====== Data section ======

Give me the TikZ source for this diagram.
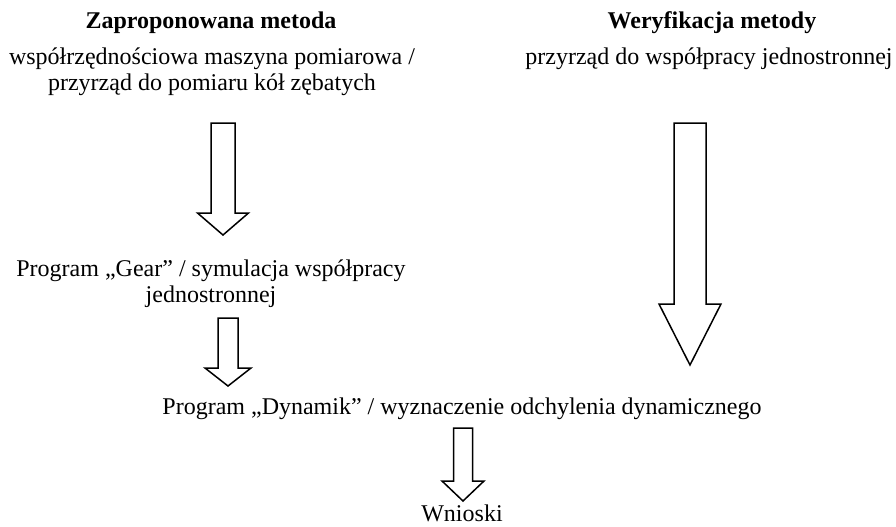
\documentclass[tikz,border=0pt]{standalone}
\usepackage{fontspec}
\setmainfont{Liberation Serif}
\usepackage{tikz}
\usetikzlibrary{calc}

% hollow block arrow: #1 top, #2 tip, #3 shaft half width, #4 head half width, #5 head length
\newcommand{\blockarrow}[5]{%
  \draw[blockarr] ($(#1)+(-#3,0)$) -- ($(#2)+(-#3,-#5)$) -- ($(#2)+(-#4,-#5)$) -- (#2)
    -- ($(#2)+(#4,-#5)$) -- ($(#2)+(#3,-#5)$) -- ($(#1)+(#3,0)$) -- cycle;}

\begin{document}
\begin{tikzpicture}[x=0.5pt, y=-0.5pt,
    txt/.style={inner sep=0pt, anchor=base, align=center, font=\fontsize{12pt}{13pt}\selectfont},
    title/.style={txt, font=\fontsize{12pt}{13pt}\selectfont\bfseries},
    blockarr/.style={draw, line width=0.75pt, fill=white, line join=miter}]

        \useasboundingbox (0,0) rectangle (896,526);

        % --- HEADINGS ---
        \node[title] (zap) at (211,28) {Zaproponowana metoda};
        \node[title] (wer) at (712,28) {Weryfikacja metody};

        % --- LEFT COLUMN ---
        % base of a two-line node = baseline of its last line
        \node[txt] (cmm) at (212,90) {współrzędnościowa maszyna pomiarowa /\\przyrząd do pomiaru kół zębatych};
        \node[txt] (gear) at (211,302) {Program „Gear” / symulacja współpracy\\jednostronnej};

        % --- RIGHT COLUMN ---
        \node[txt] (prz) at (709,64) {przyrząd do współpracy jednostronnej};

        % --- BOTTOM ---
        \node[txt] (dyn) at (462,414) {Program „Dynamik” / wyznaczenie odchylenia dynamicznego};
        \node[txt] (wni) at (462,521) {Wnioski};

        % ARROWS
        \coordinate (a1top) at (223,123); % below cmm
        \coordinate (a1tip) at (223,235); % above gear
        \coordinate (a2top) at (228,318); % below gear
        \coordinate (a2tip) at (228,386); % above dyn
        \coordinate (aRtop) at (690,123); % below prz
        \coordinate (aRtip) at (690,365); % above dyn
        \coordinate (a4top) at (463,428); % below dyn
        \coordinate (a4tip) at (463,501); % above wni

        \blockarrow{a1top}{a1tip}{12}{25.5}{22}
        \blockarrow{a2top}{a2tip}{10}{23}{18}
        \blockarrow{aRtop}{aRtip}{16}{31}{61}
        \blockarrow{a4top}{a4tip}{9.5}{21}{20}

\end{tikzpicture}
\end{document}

======

▸ **Short problem**: Pictures excluded, repeat exactly the lines from the top of the material through the line with "(0,0) rectangle (896,526);", including both of those lines.

▸ **Task output**:
Give me the TikZ source for this diagram.
\documentclass[tikz,border=0pt]{standalone}
\usepackage{fontspec}
\setmainfont{Liberation Serif}
\usepackage{tikz}
\usetikzlibrary{calc}

% hollow block arrow: #1 top, #2 tip, #3 shaft half width, #4 head half width, #5 head length
\newcommand{\blockarrow}[5]{%
  \draw[blockarr] ($(#1)+(-#3,0)$) -- ($(#2)+(-#3,-#5)$) -- ($(#2)+(-#4,-#5)$) -- (#2)
    -- ($(#2)+(#4,-#5)$) -- ($(#2)+(#3,-#5)$) -- ($(#1)+(#3,0)$) -- cycle;}

\begin{document}
\begin{tikzpicture}[x=0.5pt, y=-0.5pt,
    txt/.style={inner sep=0pt, anchor=base, align=center, font=\fontsize{12pt}{13pt}\selectfont},
    title/.style={txt, font=\fontsize{12pt}{13pt}\selectfont\bfseries},
    blockarr/.style={draw, line width=0.75pt, fill=white, line join=miter}]

        \useasboundingbox (0,0) rectangle (896,526);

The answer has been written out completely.